Historian Amnon Kabatchnik Releases New Book BLOODY BROADWAY, VOLUME II
Amnon Kabatchnik's latest reference book examines 88 Broadway plays from 1930–1960, covering works by Arthur Miller, Eugene O'Neill, and more in hardcover and trade paper
Drama professor, historian, director, and writer Amnon Kabatchnik has penned a new book in his reference series. Kabatchnik's latest, Bloody Broadway: Plays of Menace, Murder, and Mystery, Volume II is now available wherever books are sold in hardcover and trade paper editions.
In his latest work, Amnon Kabatchnik focuses on the entity known as Broadway which began with the stage contributions of the American actor-director-playwright William Gillette. Gillette's major success was Sherlock Holmes, a compilation of half-a-dozen short stories written by Arthur Conan Doyle crafted into a cohesive plot line Kabatchnik examines the period from 1930-1960, when a number of prolific melodramatists-such as Hal Reid, Clyde Fitch, Owen Davis, George M. Cohan, Elmer Rice, and John Willard--whipped up various four-act plays featuring plays populated by flamboyant villains, brawny heroes, and damsels in distress. Moreover, Kabatchnik includes details on how acts of crime, albeit in a more subtle approach by providing psychological insights, began to emerge in the works of notable playwrights, such as August Strindberg, Maxim Gorky, Bertolt Brecht. Kabatchnik also details how works from England came to Broadway, including plays of betrayal, violence, and detection by W. Somerset Maugham, J. B. Priestley, and Daphne Du Maurier, followed by the French Jean-Paul Sartre, Albert Camus and Jean Genet, the Hungarian Laszlo Fodor, the German Ernst Toller, the Spanish Garcia Lorca, and the Italian Ugo Betti. Also, Kabatchnik examines various American writers mixing their ink with blood, including Damon Runyon, James Baldwin, Arthur Miller, and William Faulkner, as well as the Nobel Prize winners Eugene O'Neil, John Steinbeck, and Ernest Hemingway.

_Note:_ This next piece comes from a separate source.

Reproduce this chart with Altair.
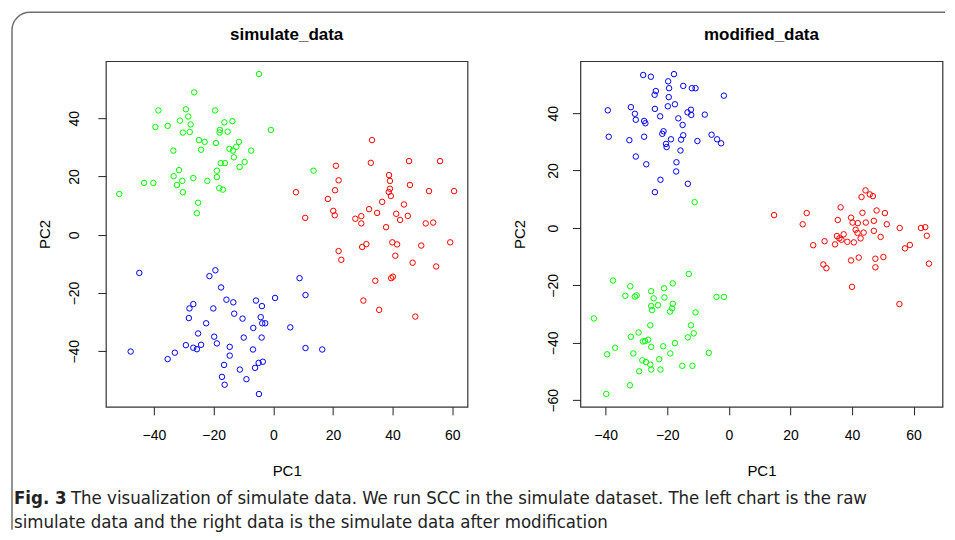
import altair as alt
import pandas as pd

# ---------------- data ----------------
# left panel: simulate_data
sim_red_x = [33.1, 21.0, 32.7, 45.5, 55.9, 38.8, 39.1, 21.9, 45.8, 20.7, 39.1, 38.7, 39.4, 7.6, 52.2, 60.6, 18.3, 36.5, 43.8, 20.1,
             20.6, 32.1, 34.8, 10.7, 27.5, 29.5, 29.5, 41.2, 42.5, 45.1, 37.8, 51.1, 53.6, 31.2, 29.8, 39.9, 41.5, 49.6, 59.3, 21.9,
             22.8, 40.9, 46.7, 54.6, 40.1, 39.5, 34.2, 30.2, 35.5, 47.6]
sim_red_y = [32.5, 23.7, 24.7, 25.3, 25.3, 20.5, 18.5, 18.7, 17.1, 15.3, 15.8, 14.7, 13.3, 14.6, 15.0, 15.0, 12.3, 11.3, 10.4, 8.2,
             6.7, 8.8, 7.5, 5.8, 5.5, 6.4, 3.9, 7.2, 5.1, 6.5, 2.6, 3.9, 4.2, -3.2, -4.2, -2.6, -3.3, -3.7, -2.6, -5.6,
             -8.6, -7.2, -9.6, -10.9, -14.4, -14.9, -15.8, -22.6, -25.8, -28.1]
sim_green_x = [-4.8, -26.5, -38.5, -29.3, -19.5, -28.5, -31.3, -16.4, -13.7, -39.5, -35.4, -27.7, -0.8, -30.3, -28.0, -17.9, -18.0,
               -15.3, -24.9, -23.0, -19.2, -11.5, -12.4, -14.7, -13.5, -33.5, -24.2, -7.4, -13.2, -9.6, -17.6, -16.2, -11.3, -31.6,
               -18.9, -33.4, -26.8, -18.9, -30.5, -22.1, -43.3, -40.2, -32.3, -18.1, -16.9, -51.6, -30.3, -25.2, -25.6, 13.5]
sim_green_y = [55.2, 48.9, 42.7, 43.1, 42.7, 40.6, 39.2, 38.6, 39.0, 37.0, 37.4, 37.9, 36.0, 35.1, 35.3, 36.0, 35.1, 35.4, 32.5, 31.9,
               31.5, 31.9, 30.2, 29.5, 28.9, 28.9, 29.2, 28.9, 26.6, 25.0, 24.6, 24.6, 23.3, 22.2, 22.0, 20.1, 19.5, 19.8, 18.5,
               18.5, 17.8, 17.8, 17.1, 16.0, 15.5, 14.0, 14.6, 11.0, 7.4, 22.0]
sim_blue_x = [-44.9, -19.4, -21.4, 8.8, -17.5, 10.8, -26.8, -28.1, -15.7, -13.4, -5.8, -3.8, 0.6, -20.1, -28.3, -13.1, -10.3, -4.2,
              -22.5, -3.7, -2.7, -6.7, 5.7, -25.2, -19.8, -18.9, -9.9, -3.9, -29.3, -26.8, -25.6, -24.2, -47.8, -14.6, -6.8, 10.8,
              16.4, -33.0, -35.4, -14.6, -16.5, -11.2, -4.9, -3.5, -6.1, -17.2, -16.3, -9.0, -4.8]
sim_blue_y = [-13.1, -12.2, -14.2, -14.9, -18.1, -20.7, -23.8, -25.3, -22.3, -23.2, -22.6, -24.5, -21.7, -25.3, -28.6, -27.1, -28.8,
              -28.3, -30.4, -30.4, -30.4, -32.0, -31.8, -33.9, -35.0, -37.3, -35.3, -35.3, -37.9, -38.8, -39.3, -37.8, -40.1, -38.5,
              -39.4, -38.9, -39.4, -40.5, -42.7, -41.5, -44.7, -46.3, -44.0, -43.6, -45.7, -48.8, -51.5, -49.6, -54.7]

# right panel: modified_data
mod_red_x = [44.4, 45.8, 46.8, 43.1, 36.3, 14.7, 25.3, 24.0, 43.4, 48.0, 50.7, 35.4, 39.7, 40.2, 41.9, 44.5, 47.1, 51.3, 55.5, 62.4,
             63.8, 64.3, 41.2, 41.8, 43.8, 47.1, 49.3, 42.8, 37.3, 35.1, 35.9, 36.6, 38.5, 40.6, 34.5, 31.1, 27.4, 58.8, 57.2, 39.7,
             42.2, 47.6, 50.2, 30.7, 31.7, 47.6, 65.0, 40.0, 55.4]
mod_red_y = [13.1, 11.7, 11.1, 10.8, 7.2, 4.5, 5.2, 1.3, 5.3, 6.1, 5.2, 2.8, 3.6, 1.9, 1.7, 1.9, 2.5, 1.3, 0.0, 0.0,
             0.3, -2.7, -0.6, -1.7, -1.6, -1.0, -3.1, -3.6, -2.2, -2.8, -3.6, -4.1, -4.8, -5.0, -5.7, -4.6, -6.0, -5.9, -7.1, -11.3,
             -10.3, -10.7, -10.1, -12.7, -14.0, -13.7, -12.4, -20.5, -26.5]
mod_green_x = [-13.0, -37.6, -32.0, -18.2, -21.0, -33.6, -30.5, -29.9, -25.2, -24.4, -20.9, -4.0, -1.6, -25.2, -23.0, -18.2, -24.9,
               -18.4, -19.1, -10.8, -43.8, -25.5, -12.3, -29.3, -11.4, -31.8, -13.3, -27.9, -27.2, -26.2, -17.5, -25.2, -21.3, -36.9,
               -39.5, -31.0, -19.0, -6.5, -28.1, -26.9, -25.5, -22.6, -15.1, -11.8, -29.1, -25.2, -22.2, -32.1, -39.8, -11.1]
mod_green_y = [-16.0, -18.3, -20.3, -19.3, -21.0, -23.6, -23.9, -23.5, -22.0, -24.5, -24.2, -24.0, -24.0, -27.2, -26.9, -26.4, -28.6,
               -28.0, -29.1, -29.4, -31.5, -33.9, -33.9, -36.4, -36.7, -37.9, -38.1, -39.5, -39.4, -38.9, -40.1, -41.4, -41.2, -41.7,
               -44.0, -43.7, -43.7, -43.5, -46.1, -46.7, -47.6, -45.7, -48.0, -48.0, -49.9, -49.3, -49.3, -54.8, -57.8, 9.0]
mod_blue_x = [-27.8, -25.3, -17.8, -19.7, -14.8, -12.0, -10.8, -19.4, -23.7, -24.1, -19.5, -1.6, -17.5, -19.8, -31.8, -39.3, -24.0,
              -30.5, -12.3, -13.4, -12.2, -7.8, -22.3, -30.2, -16.4, -27.5, -27.1, -15.0, -39.0, -32.3, -27.5, -21.2, -21.6, -14.8,
              -18.8, -15.5, -5.6, -3.8, -2.5, -10.2, -20.4, -20.2, -15.7, -30.2, -26.8, -17.0, -17.1, -22.2, -13.3, -24.0]
mod_blue_y = [53.3, 52.7, 53.6, 51.1, 49.5, 48.7, 48.7, 48.7, 47.7, 46.4, 45.6, 46.1, 43.1, 42.4, 42.1, 41.0, 41.5, 39.8, 41.2, 40.3,
              39.4, 39.5, 38.9, 37.7, 38.2, 37.3, 36.5, 35.9, 31.8, 30.6, 31.8, 33.7, 32.8, 32.3, 30.9, 30.8, 32.5, 30.9, 29.5, 30.3,
              29.3, 28.2, 27.0, 24.9, 22.2, 22.9, 19.7, 16.8, 15.4, 12.5]

groups = ["red", "green", "blue"]
group_colors = ["#FF0000", "#00FF00", "#0000FF"]
x_ticks = [-40, -20, 0, 20, 40, 60]
left_y_ticks = [-40, -20, 0, 20, 40]
right_y_ticks = [-60, -40, -20, 0, 20, 40]
left_x_domain = [-56.1, 65.1]
left_y_domain = [-59.1, 59.6]
right_x_domain = [-48.2, 69.4]
right_y_domain = [-62.3, 58.1]

panel_titles = ["simulate_data", "modified_data"]
caption_bold = "Fig. 3"
caption_line1 = "The visualization of simulate data. We run SCC in the simulate dataset. The left chart is the raw"
caption_line2 = "simulate data and the right data is the simulate data after modification"


def make_df(reds, greens, blues):
    parts = []
    for g, (xv, yv) in zip(groups, [reds, greens, blues]):
        parts.append(pd.DataFrame({"PC1": xv, "PC2": yv, "grp": g}))
    return pd.concat(parts, ignore_index=True)


sim_df = make_df((sim_red_x, sim_red_y), (sim_green_x, sim_green_y), (sim_blue_x, sim_blue_y))
mod_df = make_df((mod_red_x, mod_red_y), (mod_green_x, mod_green_y), (mod_blue_x, mod_blue_y))

FONT = "Liberation Sans, Arial, sans-serif"
CAPFONT = "Liberation Sans Narrow, Arial Narrow, DejaVu Sans Condensed, Liberation Sans, sans-serif"
H = 346
one = pd.DataFrame({"k": [0]})
base = alt.Chart(one)


def points(df, xdom, ydom, yticks, ylabpad, width):
    xaxis = alt.Axis(values=x_ticks, domain=False, grid=False, tickSize=8, tickColor="#222", tickWidth=1,
                     labelFont=FONT, labelFontSize=14, labelColor="black", labelPadding=14, labelFlush=False,
                     title="PC1", titleFont=FONT, titleFontSize=15, titleFontWeight="normal", titleColor="black",
                     titleX=width / 2, titleY=64, titleBaseline="middle", titleAlign="center")
    yaxis = alt.Axis(values=yticks, domain=False, grid=False, tickSize=8, tickColor="#222", tickWidth=1,
                     labelFont=FONT, labelFontSize=14, labelColor="black", labelPadding=ylabpad, labelFlush=False,
                     labelAngle=270, labelAlign="center", labelBaseline="middle",
                     title="PC2", titleFont=FONT, titleFontSize=15, titleFontWeight="normal", titleColor="black",
                     titleAngle=270, titleX=-61, titleY=H / 2, titleBaseline="middle", titleAlign="center")
    return alt.Chart(df).mark_point(shape="circle", filled=False, size=30, strokeWidth=1, opacity=1).encode(
        x=alt.X("PC1:Q", scale=alt.Scale(domain=xdom, nice=False, zero=False), axis=xaxis),
        y=alt.Y("PC2:Q", scale=alt.Scale(domain=ydom, nice=False, zero=False), axis=yaxis),
        color=alt.Color("grp:N", scale=alt.Scale(domain=groups, range=group_colors), legend=None),
    )


def title_text(txt, width):
    return base.mark_text(text=txt, font=FONT, fontSize=17, fontWeight="bold", align="center",
                          baseline="alphabetic", color="black").encode(x=alt.value(width / 2), y=alt.value(-21))


WL, WR = 362, 362.5
FR = "#6e6e6e"
top_rule = base.mark_rule(color=FR, strokeWidth=1.5).encode(x=alt.value(-76), x2=alt.value(840), y=alt.value(-49))
left_rule = base.mark_rule(color=FR, strokeWidth=1.5).encode(x=alt.value(-94), y=alt.value(-31), y2=alt.value(469))
corner = base.mark_arc(theta=4.7124, theta2=6.2832, radius=18, radius2=18, fill="transparent",
                       stroke=FR, strokeWidth=1.5).encode(x=alt.value(-76), y=alt.value(-31))
CAPSIZE = 18.5
t_bold = base.mark_text(text=caption_bold, font=CAPFONT, fontSize=CAPSIZE, fontWeight="bold", align="left",
                        baseline="alphabetic", color="#222").encode(x=alt.value(-92), y=alt.value(443))
t_l1 = base.mark_text(text=caption_line1, font=CAPFONT, fontSize=CAPSIZE, align="left",
                      baseline="alphabetic", color="#222").encode(x=alt.value(-35), y=alt.value(443))
t_l2 = base.mark_text(text=caption_line2, font=CAPFONT, fontSize=CAPSIZE, align="left",
                      baseline="alphabetic", color="#222").encode(x=alt.value(-92), y=alt.value(467))

left = alt.layer(
    points(sim_df, left_x_domain, left_y_domain, left_y_ticks, 23, WL),
    title_text(panel_titles[0], WL),
    top_rule, left_rule, corner, t_bold, t_l1, t_l2,
).properties(width=WL, height=H)

right = alt.layer(
    points(mod_df, right_x_domain, right_y_domain, right_y_ticks, 19, WR),
    title_text(panel_titles[1], WR),
).properties(width=WR, height=H)

chart = alt.hconcat(left, right, spacing=113, bounds="flush").properties(
    padding={"left": 0, "top": 0, "right": 0, "bottom": 0},
    background="white",
).configure_view(stroke="#333", strokeWidth=1.2)

chart.save("out.html", embed_options={"renderer": "svg", "actions": False})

Bloody Broadway, Volume II concentrates on the period from 1930-1960 and includes detailed analyses on such plays as A Slight Case of Murder (1935), Of Mice and Men (1937), Arsenic and Old Lace (1941), The Crucible (1953), Speaking of Murder (1956), West Side Story (1957), Cue for Passion (1958), as well as works from out of town to New York, including An Inspector Calls (1945), Requiem for a Nun (1951) and others.
In all, Bloody Broadway. Volume II examines 88 plays which are presented chronologically. Each entry includes a plot synopsis, production data, opinions by critics and scholars, as well as biographical sketches of playwrights and key actors-directors.
Amnon Kabatchnik, now retired, was a professor of theater at SUNY Binghamton, Stanford University, Ohio State University, Florida State University, and Elmira College. Born in Tel Aviv, Israel, Kabatchnik received his BS degree in theatre and journalism from Boston University where he graduated summa cum laude, and won the Rodgers & Hammerstein Award. Kabatchnik also holds an MFA degree in directing from the Yale School of Drama. He directed numerous dramas, comedies, thrillers, and musicals in New York and across the United States. He is the author of Sherlock Holmes on the Stage, the seven-volume series Blood on the Stage, Horror on the Stage, Courtroom Dramas on the Stage, Volumes I and II, Murder in the West End: The Plays of Agatha Christie and Her Disciples, Volumes I and II, Bloody Broadway: Plays of Menace, Murder, and Mystery, Volume I.